House Minority Leader Cyndi Munson (D-OKC) expressed disappointment with Drummond’s decision.
“The AG seems to suggest [O’Donnell] has broken the law, but is choosing not to press charges. I’m not sure what his goal is there, but the decision by the AG is disappointing — anyone who breaks the law should be held accountable, regardless of political position,” Munson said. “Oklahomans do not want corruption ruling the day at the State Capitol when there is so much at stake right now — our schools are underfunded, we have a severe teacher shortage, and we can’t recruit companies that offer higher wage jobs because of partisan extremism.

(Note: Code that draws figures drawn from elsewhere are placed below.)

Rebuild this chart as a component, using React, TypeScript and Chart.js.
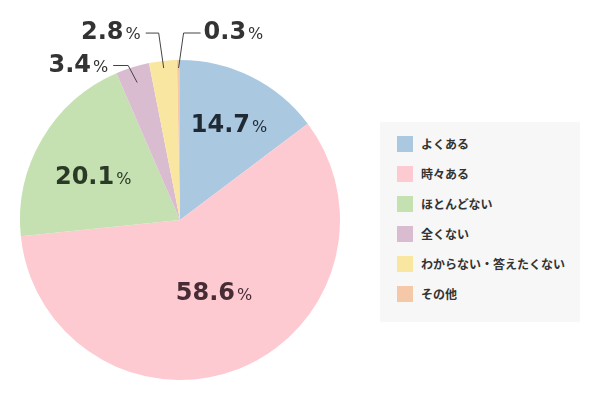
import React, { useEffect, useRef } from "react";
import { Chart, registerables } from "chart.js";

Chart.register(...registerables);

const categories = ["よくある", "時々ある", "ほとんどない", "全くない", "わからない・答えたくない", "その他"];
const values = [14.7, 58.6, 20.1, 3.4, 2.8, 0.3];
const valueLabels = ["14.7", "58.6", "20.1", "3.4", "2.8", "0.3"];
const colors = ["#aac9e1", "#fecad2", "#c5e1b1", "#d9bccf", "#f9e7a1", "#f5c8a8"];

const NUM_FONT = "bold 24px 'DejaVu Sans', sans-serif";
const PCT_FONT = "16px 'DejaVu Sans', sans-serif";

// label placement: inside labels (radius fraction, angle tweak) or outside with leader lines
const placement: any[] = [
  { inside: true, r: 0.68, da: 0.3, color: "rgba(20,28,38,0.92)" },
  { inside: true, r: 0.49, da: -4.3, color: "rgba(60,36,44,0.95)" },
  { inside: true, r: 0.61, da: -3.2, color: "rgba(34,48,32,0.95)" },
  { inside: false, r: 0.9, ex: -9, ey: -17, hx: -15, side: "left" },
  { inside: false, r: 0.955, ex: -5, ey: -35, hx: -13, side: "left" },
  { inside: false, r: 0.95, ex: 5, ey: -35, hx: 17, side: "right" },
];

function drawValue(ctx: CanvasRenderingContext2D, num: string, x: number, y: number, align: "center" | "left" | "right", color: string) {
  ctx.save();
  ctx.textBaseline = "alphabetic";
  ctx.textAlign = "left";
  ctx.font = NUM_FONT;
  const wn = ctx.measureText(num).width;
  ctx.font = PCT_FONT;
  const wp = ctx.measureText("%").width;
  const gap = 2;
  const total = wn + gap + wp;
  let x0 = x;
  if (align === "center") x0 = x - total / 2;
  else if (align === "right") x0 = x - total;
  const base = y + 9;
  ctx.fillStyle = color;
  ctx.font = NUM_FONT;
  ctx.fillText(num, x0, base);
  ctx.font = PCT_FONT;
  ctx.fillText("%", x0 + wn + gap, base);
  ctx.restore();
}

const labelPlugin = {
  id: "pieLabels",
  afterDatasetsDraw(chart: any) {
    const ctx: CanvasRenderingContext2D = chart.ctx;
    const meta = chart.getDatasetMeta(0);
    meta.data.forEach((arc: any, i: number) => {
      const p = placement[i];
      const { x, y, startAngle, endAngle, outerRadius } = arc.getProps(["x", "y", "startAngle", "endAngle", "outerRadius"], true);
      const mid = (startAngle + endAngle) / 2 + ((p.da || 0) * Math.PI) / 180;
      const rr = outerRadius * p.r;
      const px = x + Math.cos(mid) * rr;
      const py = y + Math.sin(mid) * rr;
      if (p.inside) {
        drawValue(ctx, valueLabels[i], px, py, "center", p.color);
      } else {
        const ex = px + p.ex;
        const ey = py + p.ey;
        const hx = ex + p.hx;
        ctx.save();
        ctx.strokeStyle = "#444";
        ctx.lineWidth = 1;
        ctx.beginPath();
        ctx.moveTo(px, py);
        ctx.lineTo(ex, ey);
        ctx.lineTo(hx, ey);
        ctx.stroke();
        ctx.restore();
        if (p.side === "left") drawValue(ctx, valueLabels[i], hx - 5, ey - 3, "right", "#333");
        else drawValue(ctx, valueLabels[i], hx + 3, ey - 3, "left", "#333");
      }
    });
  },
};

export default function App() {
  const ref = useRef<HTMLCanvasElement>(null);
  useEffect(() => {
    if (!ref.current) return;
    const chart = new Chart(ref.current, {
      type: "pie",
      data: {
        labels: categories,
        datasets: [
          {
            data: values,
            backgroundColor: colors,
            borderWidth: 0,
          },
        ],
      },
      options: {
        responsive: false,
        animation: false,
        layout: { padding: { left: 20, top: 60, right: 260, bottom: 20 } },
        plugins: { legend: { display: false }, tooltip: { enabled: false } },
      },
      plugins: [labelPlugin],
    });
    return () => chart.destroy();
  }, []);

  return (
    <div style={{ position: "absolute", left: 0, top: 0, width: 600, height: 400, background: "#fff" }}>
      <canvas ref={ref} width={600} height={400} style={{ position: "absolute", left: 0, top: 0 }} />
      <div
        style={{
          position: "absolute",
          left: 380,
          top: 122,
          width: 200,
          height: 200,
          background: "#f7f7f7",
          fontFamily: "'Noto Sans CJK JP', sans-serif",
          fontSize: 12,
          fontWeight: 700,
          color: "#333",
        }}
      >
        {categories.map((c, i) => (
          <div key={c} style={{ position: "absolute", left: 17, top: 14 + i * 30, height: 16, display: "flex", alignItems: "center", whiteSpace: "nowrap" }}>
            <span style={{ display: "inline-block", width: 16, height: 16, background: colors[i], marginRight: 8 }} />
            <span style={{ lineHeight: "16px" }}>{c}</span>
          </div>
        ))}
      </div>
    </div>
  );
}
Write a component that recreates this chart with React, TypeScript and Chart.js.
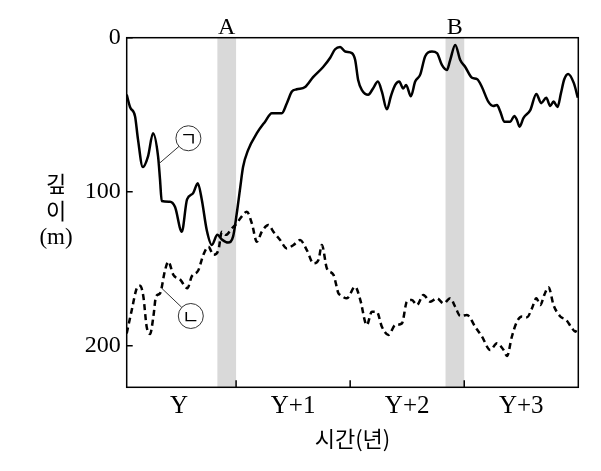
import React, { useEffect, useRef } from "react";
import { Chart, registerables } from "chart.js";

Chart.register(...registerables);

// time in years (Y starts at 0), depth in m
const solidT = [0.041, 0.07, 0.114, 0.14, 0.182, 0.228, 0.272, 0.316, 0.333, 0.348, 0.421, 0.465, 0.524, 0.57, 0.623, 0.664, 0.699, 0.743, 0.787, 0.836, 0.875, 0.93, 0.974, 1.006, 1.035, 1.061, 1.105, 1.182, 1.254, 1.313, 1.401, 1.445, 1.489, 1.532, 1.605, 1.675, 1.763, 1.825, 1.868, 1.912, 1.956, 2.015, 2.044, 2.07, 2.103, 2.158, 2.202, 2.243, 2.278, 2.322, 2.357, 2.395, 2.43, 2.465, 2.491, 2.532, 2.57, 2.614, 2.658, 2.717, 2.761, 2.804, 2.848, 2.877, 2.921, 2.965, 3.009, 3.068, 3.114, 3.155, 3.211, 3.254, 3.287, 3.316, 3.351, 3.404, 3.439, 3.462, 3.485, 3.52, 3.579, 3.632, 3.675, 3.719, 3.754, 3.783, 3.818, 3.848, 3.877, 3.911, 3.961, 3.996];
const solidDepth = [37, 45, 51, 66, 84, 77, 62, 77, 92, 106, 106.5, 110, 126, 105, 101, 94.5, 105, 125, 134.6, 128, 131, 133, 129, 114, 98, 84, 73, 62, 54.5, 49, 49, 42.5, 35, 33.5, 32, 25.6, 19, 13, 7.5, 6, 9, 10, 14.5, 27.5, 34, 37, 32.8, 28.5, 35, 46.5, 38, 30.7, 28.5, 33, 30.7, 38, 28.5, 24, 12, 9, 10, 17.7, 21, 14.5, 4.7, 14.5, 19, 26, 27, 32, 41.5, 44.3, 43.7, 48, 54.5, 54.5, 50.8, 53.4, 57.8, 52, 47, 36.5, 42.5, 39, 44.3, 41.5, 45, 36, 27, 23.5, 29.5, 39];

const dashedT = [0.041, 0.085, 0.129, 0.158, 0.187, 0.216, 0.246, 0.275, 0.298, 0.333, 0.377, 0.406, 0.45, 0.509, 0.573, 0.611, 0.669, 0.713, 0.757, 0.801, 0.845, 0.875, 0.912, 0.962, 1.006, 1.05, 1.094, 1.138, 1.182, 1.225, 1.283, 1.327, 1.386, 1.445, 1.503, 1.561, 1.62, 1.678, 1.722, 1.752, 1.796, 1.854, 1.897, 1.912, 1.971, 2.044, 2.088, 2.146, 2.19, 2.234, 2.278, 2.336, 2.395, 2.454, 2.497, 2.541, 2.585, 2.643, 2.702, 2.761, 2.819, 2.877, 2.921, 2.965, 3.024, 3.096, 3.155, 3.228, 3.287, 3.345, 3.375, 3.418, 3.462, 3.506, 3.55, 3.594, 3.632, 3.667, 3.702, 3.739, 3.783, 3.842, 3.895, 3.945, 3.974, 3.996];
const dashedDepth = [192, 177, 162.7, 161, 168, 187.7, 192.4, 181, 168, 166, 151, 145.4, 154, 157, 162.7, 155, 151, 141, 135.7, 141, 137.9, 126, 128, 123.8, 120.5, 116, 113, 120.5, 132.5, 126, 121.6, 126, 131.4, 136.8, 134.6, 131.4, 137.9, 146.5, 144.3, 134.6, 149.8, 154, 166, 167, 169.2, 161.7, 170, 186.6, 177.9, 178, 187.7, 193, 186.6, 185.5, 171.4, 170.3, 173.6, 167, 171.4, 169.2, 172.5, 169.2, 174.7, 180.7, 180, 187.7, 194, 202.8, 198.4, 202.8, 206.7, 194, 184.4, 181, 181.5, 175.7, 169.2, 173.6, 167, 162, 173.6, 181, 183.3, 188.7, 190.9, 187.7];

const yearBoundaries = [1, 2, 3];
const yearLabelPos = [0.5, 1.5, 2.5, 3.5];
const yearLabels = ["Y", "Y+1", "Y+2", "Y+3"];
const depthTicks = [0, 100, 200];

const bandStarts = [0.836, 2.836];
const bandEnds = [1.0, 3.0];
const bandLabels = ["A", "B"];

const annLabels = ["ㄱ", "ㄴ"];
const annT = [0.582, 0.603];
const annDepth = [65.3, 180.7];
const leaderT = [0.327, 0.348];
const leaderDepth = [81.6, 162.7];

const xTitle = "시간(년)";
const yTitleLines = ["깊", "이", "(m)"];

const SERIF = '"Liberation Serif", "Noto Sans CJK KR", serif';
const KR = '"Noto Sans CJK KR", "Liberation Serif", sans-serif';

const overlay = {
  id: "overlay",
  beforeDatasetsDraw(chart: any) {
    const { ctx, chartArea: a, scales } = chart;
    const x = scales.x;
    ctx.save();
    ctx.fillStyle = "#d9d9d9";
    bandStarts.forEach((s, i) => {
      const x0 = x.getPixelForValue(s);
      const x1 = x.getPixelForValue(bandEnds[i]);
      ctx.fillRect(x0, a.top, x1 - x0, a.bottom - a.top);
    });
    ctx.restore();
  },
  afterDatasetsDraw(chart: any) {
    const { ctx, chartArea: a, scales } = chart;
    const x = scales.x;
    const y = scales.y;
    ctx.save();
    // frame
    ctx.strokeStyle = "#000";
    ctx.lineWidth = 1.5;
    ctx.strokeRect(a.left, a.top, a.right - a.left, a.bottom - a.top);
    // ticks
    ctx.beginPath();
    depthTicks.forEach((v) => {
      const py = y.getPixelForValue(v);
      ctx.moveTo(a.left, py);
      ctx.lineTo(a.left + 6, py);
    });
    yearBoundaries.forEach((v) => {
      const px = x.getPixelForValue(v);
      ctx.moveTo(px, a.bottom);
      ctx.lineTo(px, a.bottom - 7);
    });
    ctx.stroke();

    // band labels
    ctx.fillStyle = "#000";
    ctx.font = `24px ${SERIF}`;
    ctx.textAlign = "center";
    ctx.textBaseline = "alphabetic";
    bandLabels.forEach((lab, i) => {
      const cx = (x.getPixelForValue(bandStarts[i]) + x.getPixelForValue(bandEnds[i])) / 2;
      ctx.fillText(lab, cx, a.top - 4);
    });

    // x title
    ctx.font = `22px ${KR}`;
    ctx.textBaseline = "middle";
    ctx.fillText(xTitle, (a.left + a.right) / 2, a.bottom + 51);

    // y title (stacked)
    yTitleLines.forEach((t, i) => {
      ctx.font = i < 2 ? `22px ${KR}` : `23px ${SERIF}`;
      ctx.fillText(t, 56, y.getPixelForValue(95) + i * 27);
    });

    // annotations
    annLabels.forEach((lab, i) => {
      const cx = x.getPixelForValue(annT[i]);
      const cy = y.getPixelForValue(annDepth[i]);
      const tx = x.getPixelForValue(leaderT[i]);
      const ty = y.getPixelForValue(leaderDepth[i]);
      const r = 12.5;
      const dx = tx - cx, dy = ty - cy;
      const d = Math.hypot(dx, dy);
      ctx.strokeStyle = "#333";
      ctx.lineWidth = 1;
      ctx.beginPath();
      ctx.arc(cx, cy, r, 0, Math.PI * 2);
      ctx.stroke();
      ctx.beginPath();
      ctx.moveTo(cx + (dx / d) * r, cy + (dy / d) * r);
      ctx.lineTo(tx, ty);
      ctx.stroke();
      ctx.fillStyle = "#000";
      ctx.font = `19px ${KR}`;
      ctx.textAlign = "center";
      ctx.textBaseline = "middle";
      ctx.fillText(lab, cx, cy + 1);
    });
    ctx.restore();
  },
};

export default function App() {
  const ref = useRef<HTMLCanvasElement>(null);
  useEffect(() => {
    if (!ref.current) return;
    const chart = new Chart(ref.current, {
      type: "line",
      data: {
        datasets: [
          {
            label: "ㄱ",
            data: solidT.map((t, i) => ({ x: t, y: solidDepth[i] })),
            borderColor: "#000",
            borderWidth: 2.5,
            pointRadius: 0,
            cubicInterpolationMode: "monotone",
            fill: false,
          },
          {
            label: "ㄴ",
            data: dashedT.map((t, i) => ({ x: t, y: dashedDepth[i] })),
            borderColor: "#000",
            borderWidth: 2.5,
            borderDash: [6, 4],
            pointRadius: 0,
            cubicInterpolationMode: "monotone",
            fill: false,
          },
        ],
      },
      options: {
        responsive: false,
        animation: false,
        layout: { padding: { left: 0, top: 37.7, right: 22.7, bottom: 0 } },
        plugins: { legend: { display: false }, tooltip: { enabled: false } },
        scales: {
          x: {
            type: "linear",
            min: 0.041,
            max: 4.0,
            grid: { display: false, drawTicks: false },
            border: { display: false },
            afterBuildTicks: (s: any) => {
              s.ticks = yearLabelPos.map((v) => ({ value: v }));
            },
            afterFit: (s: any) => {
              s.height = 83.7;
            },
            ticks: {
              autoSkip: false,
              maxRotation: 0,
              padding: 4,
              color: "#000",
              font: { family: SERIF, size: 25 },
              callback: (_v: any, i: number) => yearLabels[i],
            },
          },
          y: {
            type: "linear",
            reverse: true,
            min: 0,
            max: 227,
            grid: { display: false, drawTicks: false },
            border: { display: false },
            afterBuildTicks: (s: any) => {
              s.ticks = depthTicks.map((v) => ({ value: v }));
            },
            afterFit: (s: any) => {
              s.width = 126.7;
            },
            ticks: {
              padding: 6,
              color: "#000",
              font: { family: SERIF, size: 24 },
              callback: (v: any) => String(v),
            },
          },
        },
      },
      plugins: [overlay],
    });
    return () => chart.destroy();
  }, []);
  return (
    <div style={{ position: "absolute", left: 0, top: 0, width: 601, height: 471, background: "#fff" }}>
      <canvas ref={ref} width={601} height={471} />
    </div>
  );
}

We need leaders who are solely focused on their constituents, not how they can pass legislation for personal financial gain.”
In his interview with NonDoc on Thursday afternoon, Drummond emphasized his belief that, “but for Mike Hunter’s interference and targeting, Terry O’Donnell would never have been charged.”
“If I do anything like that, I hope the successor AG dismisses any action,” Drummond said. “If I’m going to exploit my office because you’ve irritated me or crossed me, that’s just not appropriate. There’s too much power vested in the Attorney General’s Office to have an AG exploit it, and I’m not going to tolerate it. That’s the basis.”
(Correction: This article was updated at 9:30 a.m. Friday, April 7, to correct reference to the date of Mike Hunter’s resignation. NonDoc regrets the error.)